PROBLEM DETAILS: Set down the lines that begin at the top of the records and end with the line containing "Serif, Times New", and drop every picture.
─── MATERIAL FOR THIS EXERCISE
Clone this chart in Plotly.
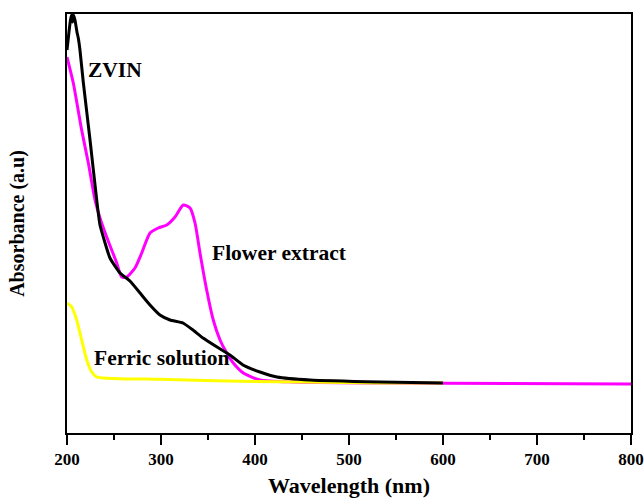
import plotly.graph_objects as go

zvin_x = [200.0, 202.1, 203.7, 204.8, 205.9, 206.9, 208.5, 210.6, 212.0, 213.8, 217.3, 224.5, 231.6,
          235.1, 245.7, 256.4, 267.0, 277.7, 288.3, 298.9, 309.6, 323.4, 334.0, 344.7, 359.6, 373.4,
          387.2, 405.3, 423.4, 458.5, 533.0, 600.0]
zvin_y = [3.83, 4.01, 4.13, 4.18, 4.11, 4.18, 4.13, 4.01, 3.95, 3.83, 3.51, 2.93, 2.33,
          2.08, 1.75, 1.60, 1.52, 1.40, 1.28, 1.18, 1.13, 1.10, 1.03, 0.95, 0.86, 0.78,
          0.68, 0.61, 0.56, 0.53, 0.51, 0.50]

flower_x = [200.0, 206.7, 215.6, 222.7, 229.8, 235.1, 242.2, 252.9, 258.2, 263.5, 272.3, 279.5,
            288.3, 297.1, 306.1, 314.9, 323.7, 330.9, 336.2, 341.5, 348.6, 355.6, 362.8, 369.9,
            376.9, 387.6, 405.3, 440.4, 533.0, 800.0]
flower_y = [3.76, 3.50, 3.03, 2.70, 2.33, 2.15, 1.96, 1.70, 1.56, 1.56, 1.65, 1.80,
            2.00, 2.05, 2.08, 2.16, 2.28, 2.25, 2.10, 1.80, 1.43, 1.13, 0.93, 0.80,
            0.70, 0.60, 0.53, 0.51, 0.50, 0.49]

ferric_x = [200.0, 205.0, 210.3, 215.6, 221.0, 226.3, 231.6, 238.6, 263.5, 284.8, 298.9, 369.9, 533.0, 600.0]
ferric_y = [1.30, 1.26, 1.13, 0.93, 0.73, 0.61, 0.56, 0.55, 0.54, 0.54, 0.537, 0.52, 0.50, 0.50]

x_ticks = [200, 300, 400, 500, 600, 700, 800]

FONT = "Liberation Serif, Times New Roman, serif"

fig = go.Figure()
fig.add_trace(go.Scatter(x=flower_x, y=flower_y, mode="lines", line=dict(color="#FF00FF", width=3, shape="spline", smoothing=0.6), name="Flower extract"))
fig.add_trace(go.Scatter(x=ferric_x, y=ferric_y, mode="lines", line=dict(color="#FFFF00", width=3, shape="spline", smoothing=0.6), name="Ferric solution"))
fig.add_trace(go.Scatter(x=zvin_x, y=zvin_y, mode="lines", line=dict(color="#000000", width=3, shape="spline", smoothing=0.4), name="ZVIN"))

annos = [
    ("ZVIN", 222.3, 3.63),
    ("Flower extract", 354.3, 1.80),
    ("Ferric solution", 228.7, 0.75),
]
for txt, ax, ay in annos:
    fig.add_annotation(x=ax, y=ay, text="<b>" + txt + "</b>", showarrow=False, xanchor="left", yanchor="middle",
                       xshift=-2, font=dict(family=FONT, size=21.5, color="black"))

fig.update_layout(
    width=644, height=498,
    margin=dict(l=67, r=13, t=14, b=65),
    paper_bgcolor="white", plot_bgcolor="white",
    showlegend=False,
    font=dict(family=FONT, color="black"),
    xaxis=dict(
        range=[200, 800], tickvals=x_ticks, ticktext=["<b>%d</b>" % v for v in x_ticks],
        ticks="outside", ticklen=10, tickwidth=2, tickcolor="black",
        minor=dict(dtick=50, tick0=0, ticks="outside", ticklen=5, tickwidth=2, tickcolor="black"),
        showline=True, linewidth=2, linecolor="black", mirror=True,
        showgrid=False, zeroline=False, automargin=False,
        tickfont=dict(family=FONT, size=17, color="black"),
        title=dict(text="<b>Wavelength (nm)</b>", font=dict(family=FONT, size=22, color="black"), standoff=9),
    ),
    yaxis=dict(
        range=[0, 4.19], showticklabels=False, ticks="",
        showline=True, linewidth=2, linecolor="black", mirror=True,
        showgrid=False, zeroline=False, automargin=False,
        title=dict(text="<b>Absorbance (a.u)</b>", font=dict(family=FONT, size=20, color="black"), standoff=35),
    ),
)

fig.write_html("out.html", config={"displayModeBar": False},
               post_script="document.body.style.margin='0px';document.body.style.overflow='hidden';")
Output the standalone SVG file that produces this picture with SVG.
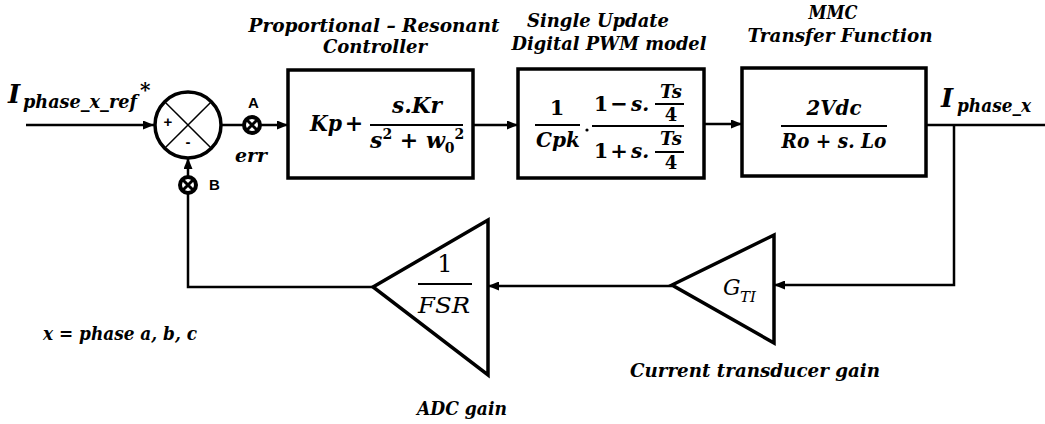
<svg xmlns="http://www.w3.org/2000/svg" width="1045" height="424" viewBox="0 0 1045 424">
<style>
.box{fill:#fff;stroke:#000;stroke-width:3.5}
.ln{fill:none;stroke:#000;stroke-width:2.5}
.thin{fill:none;stroke:#000;stroke-width:1.5}
.t{font-family:"DejaVu Serif","Liberation Serif",serif;font-weight:bold;font-style:italic;fill:#000}
.u{font-family:"DejaVu Serif","Liberation Serif",serif;font-weight:bold;fill:#000}
.m{font-family:"DejaVu Serif","Liberation Serif",serif;font-style:italic;fill:#000}
.s{font-family:"Liberation Sans",Arial,sans-serif;font-weight:bold;fill:#000}
.fr{stroke:#000;stroke-width:2}
</style>
<defs>
<marker id="ah" markerUnits="userSpaceOnUse" markerWidth="11" markerHeight="9" refX="11" refY="4.5" orient="auto">
<path d="M0,0 L11,4.5 L0,9 z" fill="#000"/>
</marker>
<g id="probe">
<circle r="8" fill="#fff" stroke="#000" stroke-width="4"/>
<path d="M-5,-5 L5,5 M5,-5 L-5,5" stroke="#000" stroke-width="3"/>
</g>
</defs>

<g id="connectors">
<line class="ln" x1="26" y1="125" x2="154" y2="125" marker-end="url(#ah)"/>
<line class="ln" x1="221" y1="125" x2="288" y2="125" marker-end="url(#ah)"/>
<line class="ln" x1="473" y1="125" x2="518" y2="125" marker-end="url(#ah)"/>
<line class="ln" x1="704" y1="124" x2="742" y2="124" marker-end="url(#ah)"/>
<line class="ln" x1="926" y1="125" x2="1045" y2="125"/>
<polyline class="ln" points="954,125 954,285 774,285" marker-end="url(#ah)"/>
<line class="ln" x1="672" y1="286" x2="488" y2="286" marker-end="url(#ah)"/>
<polyline class="ln" points="373,287 188,287 188,158" marker-end="url(#ah)"/>
</g>

<g id="probeA">
<use href="#probe" x="252" y="125"/>
<text class="s" x="248" y="108" font-size="15">A</text>
<text class="t" x="235" y="162" font-size="18" textLength="32" lengthAdjust="spacingAndGlyphs">err</text>
</g>
<g id="probeB">
<use href="#probe" x="188" y="185"/>
<text class="s" x="209" y="190" font-size="15">B</text>
</g>

<g id="sum">
<circle cx="188" cy="125" r="33" fill="#fff" stroke="#000" stroke-width="3.5"/>
<path class="thin" d="M164.7,101.7 L211.3,148.3 M211.3,101.7 L164.7,148.3"/>
<text class="s" x="168" y="127" font-size="15" text-anchor="middle">+</text>
<text class="s" x="188" y="147" font-size="15" text-anchor="middle">-</text>
</g>

<g id="input-label">
<text class="t" x="8" y="103" font-size="26">I</text>
<text class="t" x="23" y="108" font-size="18" textLength="114" lengthAdjust="spacingAndGlyphs">phase_x_ref</text>
<text class="t" x="140" y="97" font-size="20">*</text>
</g>

<g id="pr-controller">
<text class="t" x="374" y="32" font-size="18" text-anchor="middle" textLength="251" lengthAdjust="spacingAndGlyphs">Proportional – Resonant</text>
<text class="t" x="375" y="53" font-size="18" text-anchor="middle" textLength="104" lengthAdjust="spacingAndGlyphs">Controller</text>
<rect class="box" x="288" y="70" width="185" height="108"/>
<text class="t" x="310" y="131" font-size="22" textLength="32" lengthAdjust="spacingAndGlyphs">Kp</text>
<text class="u" x="354" y="131" font-size="22" text-anchor="middle">+</text>
<line class="fr" x1="370" y1="125" x2="463" y2="125"/>
<text class="t" x="417" y="113" font-size="22" text-anchor="middle" textLength="50" lengthAdjust="spacingAndGlyphs">s.Kr</text>
<text class="t" x="370" y="148" font-size="22">s<tspan font-size="14" dy="-9" font-style="normal">2</tspan><tspan dy="9" font-style="normal"> + </tspan>w<tspan font-size="14" dy="5" font-style="normal">0</tspan><tspan font-size="14" dy="-14" font-style="normal">2</tspan></text>
</g>

<g id="pwm-model">
<text class="t" x="598" y="27" font-size="18" text-anchor="middle" textLength="142" lengthAdjust="spacingAndGlyphs">Single Update</text>
<text class="t" x="609" y="50" font-size="18" text-anchor="middle" textLength="195" lengthAdjust="spacingAndGlyphs">Digital PWM model</text>
<rect class="box" x="518" y="69" width="186" height="109"/>
<text class="u" x="557" y="115" font-size="21" text-anchor="middle">1</text>
<line class="fr" x1="535" y1="125" x2="580" y2="125"/>
<text class="t" x="558" y="147" font-size="21" text-anchor="middle" textLength="44" lengthAdjust="spacingAndGlyphs">Cpk</text>
<circle cx="587" cy="130" r="1.6" fill="#000"/>
<line class="fr" x1="592" y1="126" x2="684" y2="126"/>
<text class="u" x="601" y="111" font-size="21" text-anchor="middle">1</text>
<text class="u" x="619" y="111" font-size="21" text-anchor="middle">−</text>
<text class="t" x="631" y="111" font-size="20">s.</text>
<line class="fr" x1="655" y1="104" x2="684" y2="104"/>
<text class="t" x="671" y="98" font-size="18" text-anchor="middle">Ts</text>
<text class="u" x="671" y="121" font-size="18" text-anchor="middle">4</text>
<text class="u" x="601" y="158" font-size="21" text-anchor="middle">1</text>
<text class="u" x="619" y="158" font-size="21" text-anchor="middle">+</text>
<text class="t" x="631" y="158" font-size="20">s.</text>
<line class="fr" x1="655" y1="152" x2="684" y2="152"/>
<text class="t" x="671" y="145" font-size="18" text-anchor="middle">Ts</text>
<text class="u" x="671" y="169" font-size="18" text-anchor="middle">4</text>
</g>

<g id="mmc">
<text class="t" x="833" y="19" font-size="18" text-anchor="middle" textLength="49" lengthAdjust="spacingAndGlyphs">MMC</text>
<text class="t" x="840" y="42" font-size="18" text-anchor="middle" textLength="185" lengthAdjust="spacingAndGlyphs">Transfer Function</text>
<rect class="box" x="742" y="68" width="184" height="108"/>
<text class="t" x="834" y="115" font-size="21" text-anchor="middle" textLength="55" lengthAdjust="spacingAndGlyphs">2Vdc</text>
<line class="fr" x1="781" y1="126" x2="887" y2="126"/>
<text class="t" x="834" y="148" font-size="21" text-anchor="middle" textLength="105" lengthAdjust="spacingAndGlyphs">Ro + s. Lo</text>
</g>

<g id="output-label">
<text class="t" x="941" y="107" font-size="26">I</text>
<text class="t" x="957" y="112" font-size="18" textLength="74" lengthAdjust="spacingAndGlyphs">phase_x</text>
</g>

<g id="transducer">
<polygon points="672,285 774,235 774,343" fill="#fff" stroke="#000" stroke-width="3.5" stroke-linejoin="miter"/>
<text class="m" x="723" y="295" font-size="22">G</text>
<text class="m" x="740" y="302" font-size="15">TI</text>
<text class="t" x="755" y="377" font-size="18" text-anchor="middle" textLength="250" lengthAdjust="spacingAndGlyphs">Current transducer gain</text>
</g>

<g id="adc">
<polygon points="373,287 488,220 488,375" fill="#fff" stroke="#000" stroke-width="3.5"/>
<text x="445" y="272" font-size="24" text-anchor="middle" font-family="DejaVu Serif, serif">1</text>
<line class="fr" x1="418" y1="284" x2="472" y2="284"/>
<text class="m" x="444" y="313" font-size="22" text-anchor="middle" textLength="52" lengthAdjust="spacingAndGlyphs">FSR</text>
<text class="t" x="462" y="415" font-size="18" text-anchor="middle" textLength="90" lengthAdjust="spacingAndGlyphs">ADC gain</text>
</g>

<g id="note">
<text class="t" x="43" y="340" font-size="19" textLength="154" lengthAdjust="spacingAndGlyphs">x = phase a, b, c</text>
</g>
</svg>
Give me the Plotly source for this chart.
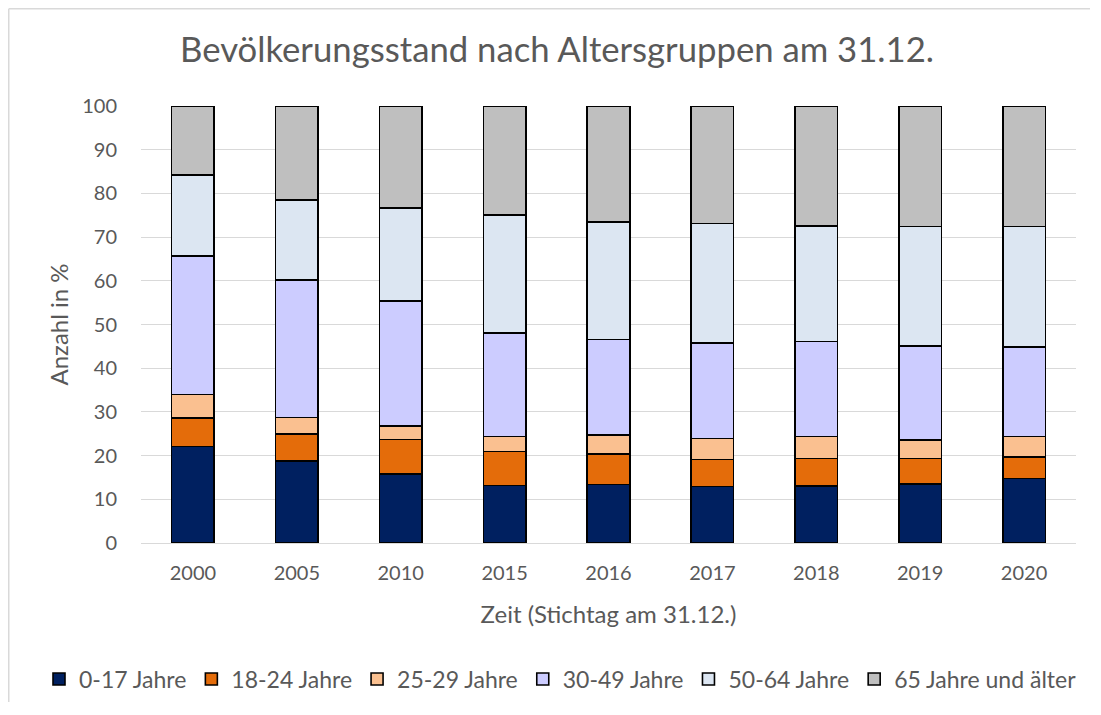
import plotly.graph_objects as go

years = ["2000", "2005", "2010", "2015", "2016", "2017", "2018", "2019", "2020"]
groups = ["0-17 Jahre", "18-24 Jahre", "25-29 Jahre", "30-49 Jahre", "50-64 Jahre", "65 Jahre und älter"]
colors = ["#002060", "#E46C0A", "#FAC090", "#CCCCFF", "#DCE6F2", "#BFBFBF"]

v_0_17  = [22.1, 18.8, 15.8, 13.2, 13.4, 12.9, 13.1, 13.5, 14.8]
v_18_24 = [6.5, 6.2, 7.9, 7.7, 7.0, 6.2, 6.2, 5.8, 4.9]
v_25_29 = [5.4, 3.7, 3.1, 3.5, 4.3, 4.8, 5.1, 4.3, 4.7]
v_30_49 = [31.7, 31.5, 28.6, 23.6, 21.9, 21.9, 21.7, 21.5, 20.4]
v_50_64 = [18.5, 18.3, 21.2, 27.0, 26.8, 27.3, 26.4, 27.3, 27.6]
v_65    = [15.8, 21.5, 23.4, 25.0, 26.6, 26.9, 27.5, 27.6, 27.6]

series = [v_0_17, v_18_24, v_25_29, v_30_49, v_50_64, v_65]

FONT = "Lato, Carlito, Calibri, sans-serif"
GREY = "#595959"

W, H = 1082, 694          # page body has an 8px margin
L, R, T, B = 133, 14, 98, 159
PW, PH = W - L - R, H - T - B

fig = go.Figure()
for name, vals, col in zip(groups, series, colors):
    fig.add_trace(go.Bar(
        x=years, y=vals, name=name,
        marker=dict(color=col, line=dict(color="#000000", width=1.6)),
    ))

fig.update_layout(
    barmode="stack",
    bargap=0.59,
    width=W, height=H,
    paper_bgcolor="white", plot_bgcolor="white",
    margin=dict(l=L, r=R, t=T, b=B, autoexpand=False),
    font=dict(family=FONT, color=GREY, size=20),
    title=dict(text="Bevölkerungsstand nach Altersgruppen am 31.12.",
               x=549 / W, xref="container", xanchor="center",
               y=1 - 42 / H, yref="container", yanchor="middle",
               font=dict(family=FONT, size=34.7, color=GREY)),
    xaxis=dict(
        type="category",
        showgrid=False, showline=False, zeroline=False,
        ticks="", ticklabelstandoff=16,
        tickfont=dict(size=20, color=GREY),
        title=dict(text="Zeit (Stichtag am 31.12.)", standoff=23,
                   font=dict(size=24, color=GREY)),
    ),
    yaxis=dict(
        range=[0, 100], dtick=10, tick0=0,
        showgrid=True, gridcolor="#D9D9D9", gridwidth=1.3,
        zeroline=True, zerolinecolor="#D9D9D9", zerolinewidth=1.3,
        showline=False, ticks="", ticklabelstandoff=23,
        tickfont=dict(size=20, color=GREY),
        title=dict(text="Anzahl in %", standoff=6,
                   font=dict(size=24, color=GREY)),
    ),
    legend=dict(
        orientation="h",
        x=(31 - L) / PW, xref="paper", xanchor="left",
        y=(H - B - 671) / PH, yref="paper", yanchor="middle",
        font=dict(size=23, color=GREY),
        itemwidth=30,
        traceorder="normal",
        bgcolor="rgba(0,0,0,0)",
    ),
    showlegend=True,
)

# chart frame (left and top edges visible)
xf = (0.75 - L) / PW
yf = (H - B - 0.75) / PH
fig.add_shape(type="line", xref="paper", yref="paper",
              x0=xf, x1=xf, y0=yf, y1=-B / PH,
              line=dict(color="#D9D9D9", width=1.5))
fig.add_shape(type="line", xref="paper", yref="paper",
              x0=xf, x1=1 + R / PW, y0=yf, y1=yf,
              line=dict(color="#D9D9D9", width=1.5))

fig.write_html("out.html")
──────
WORKED ANSWER:
Clone this chart in Plotly.
import plotly.graph_objects as go

zvin_x = [200.0, 202.1, 203.7, 204.8, 205.9, 206.9, 208.5, 210.6, 212.0, 213.8, 217.3, 224.5, 231.6,
          235.1, 245.7, 256.4, 267.0, 277.7, 288.3, 298.9, 309.6, 323.4, 334.0, 344.7, 359.6, 373.4,
          387.2, 405.3, 423.4, 458.5, 533.0, 600.0]
zvin_y = [3.83, 4.01, 4.13, 4.18, 4.11, 4.18, 4.13, 4.01, 3.95, 3.83, 3.51, 2.93, 2.33,
          2.08, 1.75, 1.60, 1.52, 1.40, 1.28, 1.18, 1.13, 1.10, 1.03, 0.95, 0.86, 0.78,
          0.68, 0.61, 0.56, 0.53, 0.51, 0.50]

flower_x = [200.0, 206.7, 215.6, 222.7, 229.8, 235.1, 242.2, 252.9, 258.2, 263.5, 272.3, 279.5,
            288.3, 297.1, 306.1, 314.9, 323.7, 330.9, 336.2, 341.5, 348.6, 355.6, 362.8, 369.9,
            376.9, 387.6, 405.3, 440.4, 533.0, 800.0]
flower_y = [3.76, 3.50, 3.03, 2.70, 2.33, 2.15, 1.96, 1.70, 1.56, 1.56, 1.65, 1.80,
            2.00, 2.05, 2.08, 2.16, 2.28, 2.25, 2.10, 1.80, 1.43, 1.13, 0.93, 0.80,
            0.70, 0.60, 0.53, 0.51, 0.50, 0.49]

ferric_x = [200.0, 205.0, 210.3, 215.6, 221.0, 226.3, 231.6, 238.6, 263.5, 284.8, 298.9, 369.9, 533.0, 600.0]
ferric_y = [1.30, 1.26, 1.13, 0.93, 0.73, 0.61, 0.56, 0.55, 0.54, 0.54, 0.537, 0.52, 0.50, 0.50]

x_ticks = [200, 300, 400, 500, 600, 700, 800]

FONT = "Liberation Serif, Times New Roman, serif"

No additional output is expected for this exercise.